IPv4 vs IPv6: What's the Difference and Why It Matters

If you've checked your IP address with a tool like IP Geek, you may have noticed it looks like one of two very different formats: something like 203.0.113.42 or something like 2001:db8::1. These are IPv4 and IPv6 — two versions of the Internet Protocol that coexist today. Here's what you need to know about both.

What Is IPv4?

IPv4 (Internet Protocol version 4) has been the backbone of the internet since 1983. An IPv4 address is 32 bits long, written as four numbers separated by dots: 192.168.1.1. Each number ranges from 0 to 255.

The math: 2³² = approximately 4.3 billion possible addresses. In 1983, that sounded like more than enough. By the 2010s, with smartphones, IoT devices, and global internet growth, we ran out. IANA (the Internet Assigned Numbers Authority) exhausted its IPv4 address pool in 2011. Regional internet registries have been operating in scarcity ever since.

What Is IPv6?

IPv6 (Internet Protocol version 6) was designed to solve the address exhaustion problem. An IPv6 address is 128 bits long, written as eight groups of four hexadecimal digits separated by colons: 2001:0db8:85a3:0000:0000:8a2e:0370:7334.

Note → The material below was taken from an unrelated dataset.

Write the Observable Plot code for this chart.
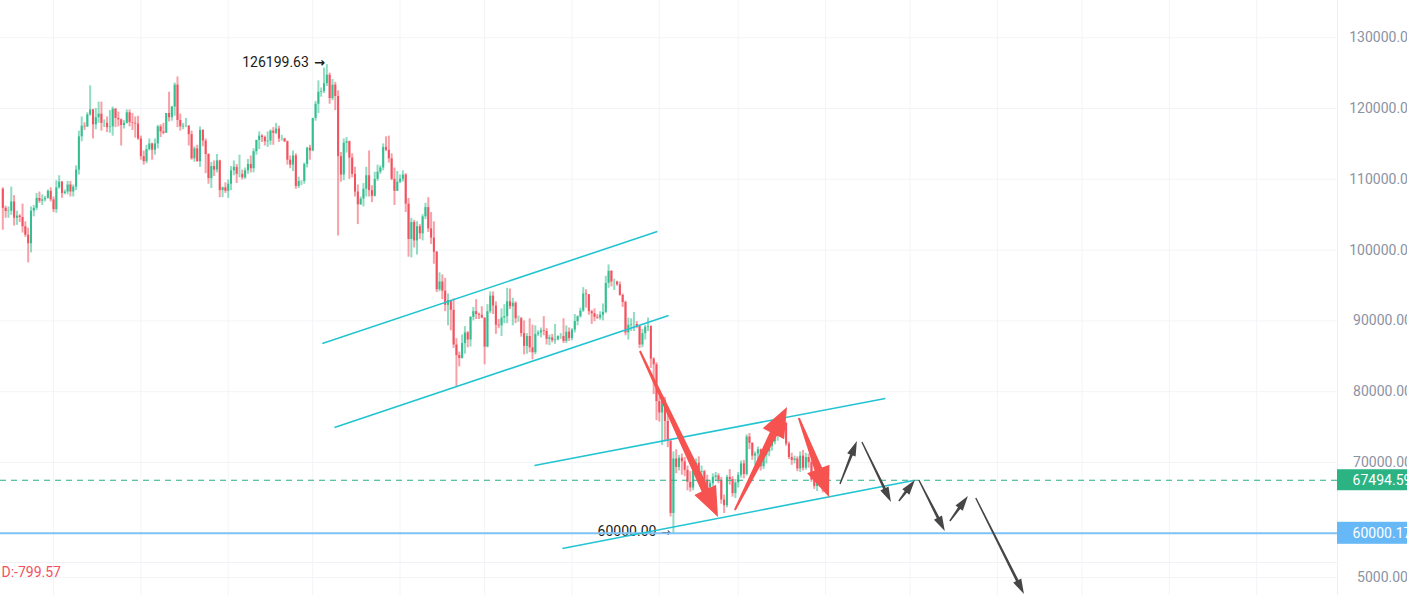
<!DOCTYPE html>
<html><head><meta charset="utf-8">
<script src="https://cdn.jsdelivr.net/npm/d3@7"></script>
<script src="https://cdn.jsdelivr.net/npm/@observablehq/plot@0.6"></script>
<style>html,body{margin:0;padding:0;background:#fff;overflow:hidden}#chart svg{display:block}</style>
</head><body><div id="chart"></div>
<script>
// ---- daily candles, first day 2025-06-13 ----
const firstDay = "2025-06-13";
const firstOpen = 108600;
const highs = [
108800,106200,106100,108900,107700,105500,105000,106500,104000,103100,
106100,106300,108000,108200,107800,107600,108500,108800,107500,109800,
110500,109700,108500,109700,109700,109200,111900,116800,118800,118000,
119400,123200,119900,120000,120900,120900,118400,118800,119700,120200,
120000,119500,118500,118300,119800,119800,119300,118800,118900,116100,
114000,114800,115700,115100,115700,117600,117700,117900,119300,122300,
120300,123600,124450,119200,117900,118600,117600,116800,114600,114800,
117400,117000,115700,113600,112400,112600,113500,112700,108900,109500,
109900,111800,112600,112100,113400,111300,111600,112800,113300,114300,
115500,116700,116300,116100,116700,117000,117300,117900,117500,116200,
115800,115400,113300,114000,113600,110300,109800,112300,114500,114800,
118600,121000,123900,122900,125700,126199.63,125000,124100,123700,122500,
113800,115700,115900,115400,113600,111700,109200,107500,109400,111700,
114000,109100,111000,112000,111900,115000,116000,116100,113600,111600,
111100,110600,111200,110800,107300,104500,104200,104000,103600,105000,
106600,107400,105300,104000,99800,96800,96500,96000,93800,92900,
93100,87500,85600,88000,89200,88500,90600,91900,93000,91100,
92000,90400,92300,94100,94100,92700,90200,91700,92300,94600,
94500,93200,92700,90700,90500,90000,88200,90300,89400,89300,
88600,89000,90600,88900,88000,88100,89500,87900,88200,90300,
89300,89000,88900,90900,90700,91800,94700,94400,93700,91500,
91700,90900,91300,92400,96300,97900,97100,95900,95600,95500,
93800,92800,90400,90300,91200,89900,89300,88800,89400,90400,
89300,84800,84100,79300,79400,79200,76900,73300,71500,71800,
71000,71200,70700,69500,68700,69200,70500,70800,69500,68900,
68200,67500,68400,68600,68400,67900,65400,68200,69000,68000,
67600,68600,70200,70300,73900,74100,72800,71500,72200,71900,
71400,71800,72600,73200,74000,74600,75600,76000,75700,72900,
71300,70900,70800,71500,71700,71300,71200,70400,68300,67600,
68100,67800,68000];
const lows = [
102800,104500,104500,104900,103400,103500,103900,102400,101800,98200,
99600,104700,105600,106600,106300,106800,107200,106800,105300,105200,
108600,107300,107800,107800,107500,107500,108400,110600,115300,116900,
117300,118900,115700,117000,117900,116800,117300,116600,116500,116100,
117300,117400,114700,117100,117800,117400,116900,115800,115500,112700,
112000,112200,114000,112700,113400,114300,115900,116300,116500,118100,
118200,118900,117300,116800,117000,117300,114700,112700,112400,112400,
111700,114600,110800,109300,108700,110400,110900,107400,107400,108000,
107300,108400,110500,109400,110200,109900,110000,110700,110900,110900,
113400,114200,115200,114700,114500,114800,114800,116300,115200,115400,
115200,112000,111500,111100,108600,108700,109100,109300,111600,112700,
113900,118200,119300,121600,122100,123100,120600,121100,119700,102000,
109600,109800,113700,110000,110200,107500,103600,106300,106100,107500,
107500,106700,107500,109700,110700,111200,113900,112300,109800,106300,
108300,109400,109600,105300,99000,98900,100300,99300,101500,101300,
104300,102500,100800,98000,94000,94100,93000,91300,89300,88600,
86100,80600,83500,84600,85300,86200,86300,90000,90200,90200,
90300,83800,86200,91000,90900,88100,88900,87800,89600,89600,
91600,89300,89600,89800,87700,85200,85300,85500,84500,85200,
87800,87600,87900,86600,86500,86900,86700,87200,87400,86800,
86800,87100,87200,88300,89300,90400,91200,91800,90800,89500,
89900,90200,90100,90000,91000,94600,94800,94300,94900,93500,
91900,87900,87300,88500,88500,88900,86100,86200,87300,88500,
83300,79600,75900,75700,72400,72900,72100,62300,60000,68400,
68800,68200,68000,66000,65800,66000,68500,68200,67800,66500,
65900,65500,66600,67300,67000,64100,62800,63600,66800,65100,
64900,66400,67800,67700,68100,71800,70300,69600,69300,68800,
69000,69800,70800,71600,72500,73000,73700,74600,72300,70400,
69600,69800,68700,68600,68800,68900,69200,67200,66200,65900,
66500,65700,65900];
const closes = [
105900,105450,105500,106800,104500,104800,104600,103300,102100,100900,
105500,105900,107300,106900,107100,107300,108300,107100,105700,108800,
109600,108000,108200,109200,108200,108900,111300,116000,117500,117400,
119100,119800,117700,118700,119200,117900,117900,117300,117400,119900,
118600,118400,117600,117900,119400,118000,117900,117800,115700,113200,
112500,114200,115000,114100,115000,117400,116700,116500,119300,118700,
120200,123300,118300,117400,117500,117500,116300,112900,114300,112500,
116900,115400,113500,110100,111800,111300,112600,108400,108800,108300,
109300,111200,111700,110700,110700,110200,111200,112100,111500,113900,
115500,116100,115900,115300,115400,116800,116500,117100,115700,115700,
115300,112700,112000,113300,109000,109700,109700,112100,114400,114000,
118600,120600,122300,122400,123500,124700,121400,123300,121700,113200,
110600,115100,115300,113000,110700,108200,106400,107200,108600,110500,
108400,107600,110000,111000,111600,114500,114100,112900,110000,108300,
109600,110000,110600,106500,101500,103900,101300,103300,102300,104700,
106000,103000,101700,99700,94400,95500,94200,92200,92900,91500,
86600,85100,84700,86800,88300,87300,90500,91300,90900,90800,
90400,86300,91300,93500,92100,89400,89300,90400,90600,92700,
92000,92500,90300,90300,88200,86400,87800,86200,85500,88100,
88300,88600,88500,87400,87600,87200,87300,87800,87800,87100,
88400,87500,88700,89900,90600,91400,93800,93700,91300,91000,
90500,90400,90800,91200,95300,97000,95500,95500,95100,93600,
92600,88300,89400,89500,89500,89200,86600,88200,89100,89200,
84600,83800,78600,77000,78700,75800,73000,62800,70500,69300,
70600,70100,68900,67200,66400,68900,69900,68600,68700,67500,
66400,67000,67900,68100,67500,64700,63900,67900,67600,65600,
67100,68200,69800,68300,73600,72700,70900,71200,71800,69400,
71000,71500,72300,72900,73700,74300,75200,75500,72600,70700,
70300,70500,69100,70900,69200,70700,70000,67500,66600,67300,
66900,66200,67494.59];

// ---- right axis ----
const tickValues = [130000, 120000, 110000, 100000, 90000, 80000, 70000, 53760];
const tickLabels = ["130000.00","120000.00","110000.00","100000.00","90000.00","80000.00","70000.00","5000.00"];
const paneBorder = [55876];

// ---- price lines and labels ----
const lastPrice = 67494.59;
const supportPrice = 60000.17;
const athLabel = {day: 115, price: 126199.63, text: "126199.63"};
const lowLabel = {day: 238, price: 60000, text: "60000.00"};
const pointer = "→";
const indicatorText = "D:-799.57";

// ---- drawn channels (day offset, price) ----
const chanX1 = [113.4, 117.7, 188.7, 198.6];
const chanP1 = [86808, 74943, 69576, 57853];
const chanX2 = [232.3, 236.3, 313.2, 323.2];
const chanP2 = [102626, 90762, 79039, 67458];

// ---- red arrows ----
const redFromX = [226.3, 260.0, 282.7];
const redFromP = [85678, 63220, 76215];
const redToX = [254.0, 278.5, 293.4];
const redToP = [62232, 77768, 65057];

// ---- dark projection arrows ----
const grayFromX = [297.3, 305.1, 318.2, 325.3, 336.3, 345.5];
const grayFromP = [66893, 72825, 64492, 67458, 61667, 64915];
const grayToX = [303.3, 315.4, 323.9, 334.5, 342.7, 362.6];
const grayToP = [72966, 64350, 67458, 60254, 65198, 51356];

// ---------------------------------------------
const DAY = 864e5;
const start = Date.parse(firstDay + "T00:00:00Z");
const toDate = d => new Date(start + d * DAY);
const candles = closes.map((c, i) => {
  const open = i ? closes[i - 1] : firstOpen;
  return {date: toDate(i), open, high: highs[i], low: lows[i], close: c, up: c >= open};
});
const GREEN = "#35bf90", RED = "#f2525f";
const xDomain = [toDate(-0.82), toDate(473.7)];
const channels = chanX1.map((d, i) => ({x1: toDate(d), y1: chanP1[i], x2: toDate(chanX2[i]), y2: chanP2[i]}));

function arrowMark(fx, fp, tx, tp, st) {
  return (index, scales) => {
    const g = d3.create("svg:g");
    fx.forEach((_, i) => {
      const x1 = scales.x(toDate(fx[i])), y1 = scales.y(fp[i]);
      const x2 = scales.x(toDate(tx[i])), y2 = scales.y(tp[i]);
      const dx = x2 - x1, dy = y2 - y1, L = Math.hypot(dx, dy);
      const ux = dx / L, uy = dy / L, nx = -uy, ny = ux;
      const bx = x2 - ux * st.head, by = y2 - uy * st.head;
      const pts = [
        [x1 + nx * st.w1 / 2, y1 + ny * st.w1 / 2],
        [bx + nx * st.w2 / 2, by + ny * st.w2 / 2],
        [bx + nx * st.hw, by + ny * st.hw],
        [x2, y2],
        [bx - nx * st.hw, by - ny * st.hw],
        [bx - nx * st.w2 / 2, by - ny * st.w2 / 2],
        [x1 - nx * st.w1 / 2, y1 - ny * st.w1 / 2]
      ].map(p => p.map(v => v.toFixed(2)).join(","));
      g.append("path").attr("d", "M" + pts.join("L") + "Z").attr("fill", st.color);
    });
    return g.node();
  };
}

const boxPrices = [lastPrice, supportPrice];
const boxColors = ["#2bb384", "#66b8f7"];
const boxHeights = [21, 22];
function priceBoxes(index, scales, values, dims) {
  const g = d3.create("svg:g");
  boxPrices.forEach((p, i) => {
    const y = scales.y(p);
    const x0 = dims.width - dims.marginRight;
    g.append("rect").attr("x", x0).attr("y", y - boxHeights[i] / 2).attr("width", dims.marginRight).attr("height", boxHeights[i]).attr("fill", boxColors[i]);
    g.append("text").attr("x", x0 + 45).attr("y", y).attr("dy", "0.35em").attr("text-anchor", "middle")
      .attr("fill", "#fff").attr("font-size", 14).text(p.toFixed(2));
  });
  return g.node();
}

const labelStyle = {x: d => toDate(d.day), y: "price", textAnchor: "end", fontSize: 14, fill: "#1b1b1b", lineAnchor: "middle"};

const chart = Plot.plot({
  width: 1407, height: 595,
  marginLeft: 0, marginRight: 70, marginTop: 0, marginBottom: 0,
  style: {fontFamily: "Roboto, 'Noto Sans', sans-serif", background: "#fff", overflow: "hidden"},
  x: {type: "utc", domain: xDomain, axis: null},
  y: {domain: [51215, 135254], axis: null},
  marks: [
    Plot.ruleY(tickValues, {stroke: "#f2f4f7", strokeWidth: 1}),
    Plot.ruleY(paneBorder, {stroke: "#eef1f5", strokeWidth: 1}),
    Plot.ruleX(d3.utcMonth.range(xDomain[0], xDomain[1]), {stroke: "#f2f4f7", strokeWidth: 1}),
    Plot.ruleX([xDomain[1]], {stroke: "#eceff3", strokeWidth: 1}),
    // candles
    Plot.ruleX(candles, {x: "date", y1: "low", y2: "high", stroke: d => d.up ? GREEN : RED, strokeOpacity: 0.55, strokeWidth: 2}),
    Plot.ruleX(candles, {x: "date", y1: "open", y2: "close", stroke: d => d.up ? GREEN : RED, strokeWidth: 2}),
    // low label under the support line
    Plot.text([lowLabel], {...labelStyle, text: "text", dx: -17, dy: -2}),
    Plot.text([lowLabel], {...labelStyle, text: () => pointer, dx: -3, dy: -1, fontSize: 11, fontFamily: "DejaVu Sans"}),
    Plot.ruleY([lastPrice], {stroke: "#27b085", strokeWidth: 1.2, strokeDasharray: "6,5"}),
    Plot.ruleY([supportPrice], {stroke: "#7fc2f6", strokeWidth: 2}),
    Plot.link(channels, {x1: "x1", y1: "y1", x2: "x2", y2: "y2", stroke: "#22c4d2", strokeWidth: 1.6}),
    arrowMark(redFromX, redFromP, redToX, redToP, {color: "#f6524f", w1: 2, w2: 8, head: 30, hw: 12}),
    arrowMark(grayFromX, grayFromP, grayToX, grayToP, {color: "#464646", w1: 1.4, w2: 2.8, head: 15, hw: 4.5}),
    Plot.text([athLabel], {...labelStyle, text: "text", dx: -18, dy: -2}),
    Plot.text([athLabel], {...labelStyle, text: () => pointer, dx: -2, dy: -2, fontSize: 13, fontWeight: "bold", fontFamily: "DejaVu Sans"}),
    Plot.text([indicatorText], {frameAnchor: "bottom-left", text: d => d, dx: 1, dy: -23, textAnchor: "start", lineAnchor: "middle", fontSize: 14, fill: "#f2525f"}),
    Plot.text(tickValues, {y: d => d, text: (d, i) => tickLabels[i], frameAnchor: "right", dx: 45, textAnchor: "middle", lineAnchor: "middle", fontSize: 14, fill: "#8b93a3"}),
    priceBoxes
  ]
});
document.getElementById("chart").appendChild(chart);
</script>
</body></html>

The math: 2¹²⁸ = approximately 340 undecillion addresses. That's 340 followed by 36 zeros — enough to assign a unique IP to every atom on Earth's surface and still have addresses left over. IPv6 solves the scarcity problem permanently.

Key Differences

• Address space: IPv4 — ~4.3 billion; IPv6 — ~340 undecillion
• Format: IPv4 — dotted decimal (192.168.0.1); IPv6 — colon hexadecimal (2001:db8::1)
• NAT: IPv4 networks use Network Address Translation to share one public IP across many devices. IPv6 is designed to give every device its own public IP, eliminating the need for NAT.
• Security: IPv6 was designed with IPsec (encryption and authentication) as a built-in component, though implementation is still optional in practice.
• Configuration: IPv6 supports stateless address autoconfiguration (SLAAC) — devices can configure their own addresses without a DHCP server.
• Header size: IPv6 has a simpler, fixed-size header that improves routing efficiency.

The Current State of IPv6 Adoption

IPv6 was standardized in 1998 but adoption was slow for decades. Today, major ISPs, cloud providers, and mobile carriers have broad IPv6 support. Google reports that over 45% of users reach its services over IPv6. Mobile networks in particular are heavily IPv6 — it's cheaper to run mobile networks on IPv6 than to maintain IPv4 NAT infrastructure.

Most modern devices support both IPv4 and IPv6 simultaneously — a scheme called "dual-stack." When you connect to a website, your device prefers IPv6 if both you and the server support it, falling back to IPv4 otherwise.

Does This Affect You?

For most everyday users, the IPv4/IPv6 distinction is invisible — your device handles it automatically. Where it matters:

• Developers and sysadmins: You need to ensure services listen on both IPv4 and IPv6 sockets, configure firewalls for both, and handle both in logging and analytics.
• Privacy: IPv6 addresses can be more persistent than IPv4 addresses (which are often shared via NAT). Some IPv6 privacy extensions randomize the last 64 bits to reduce tracking.
• Geolocation accuracy: IPv6 geolocation databases are still maturing compared to IPv4. If you see inaccurate location data for your IPv6 address, this is why.